01 February 2013

Mortgages for the Self Employed or Over 65s

Mortgages for the self employed have, over the years, sometimes been as difficult and as scarce as those for First Time Buyers.   Lenders have noticed this and a few have taken action.  Over the last couple of weeks, we’ve seen some lenders launch products just for the Self Employed.  Specifically aimed at those newly self employed and with minimal accounts.  Although not household names, specialist lenders have funds to lend and a desire to create products to assist gaps in the mortgage market.  For instance, the usual requirement on the self employed is 2 or 3 years accounts and possibly the SA302 returns from the Inland Revenue.  The specialist lenders, for the right deposit, will allow just 1 years accounts to prove income, normally with an accountant projection for the second full year and probably up to six months personal and business bank statements.

Product innovation is key in the current climates, when volume is not necessarily the be all and end all.  As mentioned, specialist products to fill gaps are high in demand.  We’ve seen some lenders insisting on repayment of their mortgage around age 70 regardless of the clients circumstances and others will no longer allow 'sale of property' to be an acceptable repayment option at the end of the term for those currently with interest only.  Customers are seeking solutions.
One lender, through AToM, has provided one solution to the ‘lending in retirement’ conundrum.
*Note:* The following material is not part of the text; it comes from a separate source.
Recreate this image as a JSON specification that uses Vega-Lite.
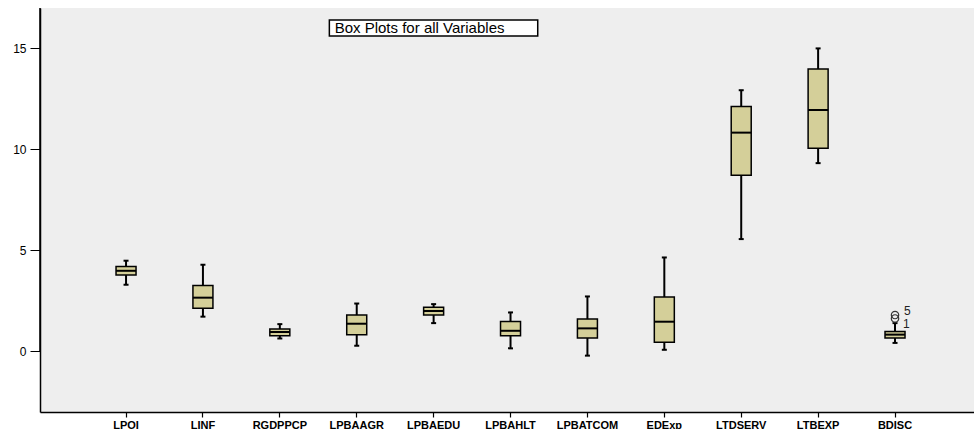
{
  "$schema": "https://vega.github.io/schema/vega-lite/v6.json",
  "width": 934,
  "height": 404,
  "autosize": {"type": "none"},
  "padding": {"left": 40, "top": 8, "right": 0, "bottom": 17},
  "background": "white",
  "config": {
    "view": {"fill": "#EEEEEE", "stroke": null},
    "font": "Liberation Sans",
    "axisX": {"domainColor": "black", "domainWidth": 1.5, "tickColor": "black", "tickSize": 5, "tickWidth": 1.2, "labelFont": "Liberation Sans", "labelFontWeight": "bold", "labelFontSize": 11, "labelColor": "black", "labelPadding": 2, "labelAngle": 0, "title": null, "grid": false},
    "axisY": {"domainColor": "black", "domainWidth": 1.5, "tickColor": "black", "tickSize": 10, "tickWidth": 1, "labelFont": "Liberation Sans", "labelFontSize": 12, "labelColor": "black", "labelPadding": 4, "title": null, "grid": false}
  },
  "datasets": {
    "boxes": [
      {"var": "LPOI", "lower": 3.30, "q1": 3.78, "median": 3.99, "q3": 4.20, "upper": 4.49},
      {"var": "LINF", "lower": 1.72, "q1": 2.13, "median": 2.66, "q3": 3.26, "upper": 4.29},
      {"var": "RGDPPCP", "lower": 0.64, "q1": 0.78, "median": 0.96, "q3": 1.11, "upper": 1.35},
      {"var": "LPBAAGR", "lower": 0.28, "q1": 0.83, "median": 1.37, "q3": 1.80, "upper": 2.37},
      {"var": "LPBAEDU", "lower": 1.40, "q1": 1.80, "median": 2.00, "q3": 2.18, "upper": 2.34},
      {"var": "LPBAHLT", "lower": 0.15, "q1": 0.78, "median": 1.02, "q3": 1.48, "upper": 1.93},
      {"var": "LPBATCOM", "lower": -0.21, "q1": 0.66, "median": 1.14, "q3": 1.60, "upper": 2.72},
      {"var": "EDExp", "lower": 0.08, "q1": 0.45, "median": 1.47, "q3": 2.69, "upper": 4.65},
      {"var": "LTDSERV", "lower": 5.56, "q1": 8.72, "median": 10.83, "q3": 12.12, "upper": 12.93},
      {"var": "LTBEXP", "lower": 9.32, "q1": 10.06, "median": 11.95, "q3": 13.98, "upper": 15.0},
      {"var": "BDISC", "lower": 0.42, "q1": 0.66, "median": 0.83, "q3": 0.99, "upper": 1.40}
    ],
    "outliers": [
      {"var": "BDISC", "value": 1.80, "case": "5"},
      {"var": "BDISC", "value": 1.63, "case": "1"}
    ],
    "note": [
      {"label": "Box Plots for all Variables"}
    ]
  },
  "resolve": {"scale": {"x": "independent"}},
  "layer": [
    {
      "encoding": {
        "x": {
          "field": "var",
          "type": "nominal",
          "sort": null,
          "scale": {
            "domain": ["LPOI", "LINF", "RGDPPCP", "LPBAAGR", "LPBAEDU", "LPBAHLT", "LPBATCOM", "EDExp", "LTDSERV", "LTBEXP", "BDISC"],
            "paddingInner": 0,
            "paddingOuter": 0.573,
            "align": 0.54
          },
          "axis": {"orient": "bottom"}
        }
      },
      "layer": [
        {
          "data": {"name": "boxes"},
          "mark": {"type": "rule", "color": "black", "strokeWidth": 2},
          "encoding": {
            "y": {"field": "lower", "type": "quantitative", "scale": {"domain": [-3, 17], "nice": false, "zero": false}, "axis": {"values": [0, 5, 10, 15]}},
            "y2": {"field": "upper"}
          }
        },
        {
          "data": {"name": "boxes"},
          "mark": {"type": "bar", "size": 20, "fill": "#D4CF99", "stroke": "black", "strokeWidth": 1.5},
          "encoding": {
            "y": {"field": "q1", "type": "quantitative"},
            "y2": {"field": "q3"}
          }
        },
        {
          "data": {"name": "boxes"},
          "mark": {"type": "tick", "size": 20, "thickness": 2, "color": "black", "opacity": 1},
          "encoding": {"y": {"field": "median", "type": "quantitative"}}
        },
        {
          "data": {"name": "boxes"},
          "mark": {"type": "tick", "size": 5, "thickness": 2, "color": "black", "opacity": 1},
          "encoding": {"y": {"field": "upper", "type": "quantitative"}}
        },
        {
          "data": {"name": "boxes"},
          "mark": {"type": "tick", "size": 5, "thickness": 2, "color": "black", "opacity": 1},
          "encoding": {"y": {"field": "lower", "type": "quantitative"}}
        },
        {
          "data": {"name": "outliers"},
          "mark": {"type": "point", "shape": "circle", "filled": false, "stroke": "#333333", "strokeWidth": 1.2, "size": 55, "opacity": 1},
          "encoding": {"y": {"field": "value", "type": "quantitative"}}
        },
        {
          "data": {"name": "outliers"},
          "transform": [{"filter": "datum.case === '5'"}],
          "mark": {"type": "text", "align": "left", "baseline": "middle", "dx": 9, "dy": -4, "fontSize": 12, "color": "#222222"},
          "encoding": {"y": {"field": "value", "type": "quantitative"}, "text": {"field": "case"}}
        },
        {
          "data": {"name": "outliers"},
          "transform": [{"filter": "datum.case === '1'"}],
          "mark": {"type": "text", "align": "left", "baseline": "middle", "dx": 8, "dy": 6, "fontSize": 12, "color": "#222222"},
          "encoding": {"y": {"field": "value", "type": "quantitative"}, "text": {"field": "case"}}
        },
        {
          "data": {"name": "note"},
          "mark": {"type": "rule", "color": "black", "strokeWidth": 1.5},
          "encoding": {"y": {"datum": 17, "type": "quantitative"}}
        }
      ]
    },
    {
      "data": {"name": "note"},
      "layer": [
        {
          "mark": {"type": "rect", "fill": "white", "stroke": "black", "strokeWidth": 1.5},
          "encoding": {
            "x": {"datum": 0.3098, "type": "quantitative", "scale": {"domain": [0, 1], "nice": false, "zero": false}, "axis": null},
            "x2": {"datum": 0.5329},
            "y": {"datum": 16.40, "type": "quantitative"},
            "y2": {"datum": 15.61}
          }
        },
        {
          "mark": {"type": "text", "align": "left", "baseline": "middle", "fontSize": 15, "color": "black", "font": "Liberation Sans"},
          "encoding": {
            "x": {"datum": 0.3155, "type": "quantitative", "scale": {"domain": [0, 1], "nice": false, "zero": false}, "axis": null},
            "y": {"datum": 16.0, "type": "quantitative"},
            "text": {"field": "label"}
          }
        }
      ]
    }
  ]
}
Often, retired people have managed their finances successfully over the years and enter retirement mortgage free.  At the same time, many, whilst having no mortgage, also suffer from reduced income and there is a saying in our profession that it is not always wise to have everything tied up in bricks and mortar and yet have nothing to spend.  Others may wish to continue their mortgage passed the normal lender retirement age, whilst they may still be working.  There are schemes where equity can be turned into a mortgage (not equity release) and where off-spring may be able to assist with the repayments in order to secure and protect their inheritance whilst also ensuring a comfortable retirement for their parents.  This is not right for everyone but it is certainly worth talking to a qualified advisor to review all possibilities.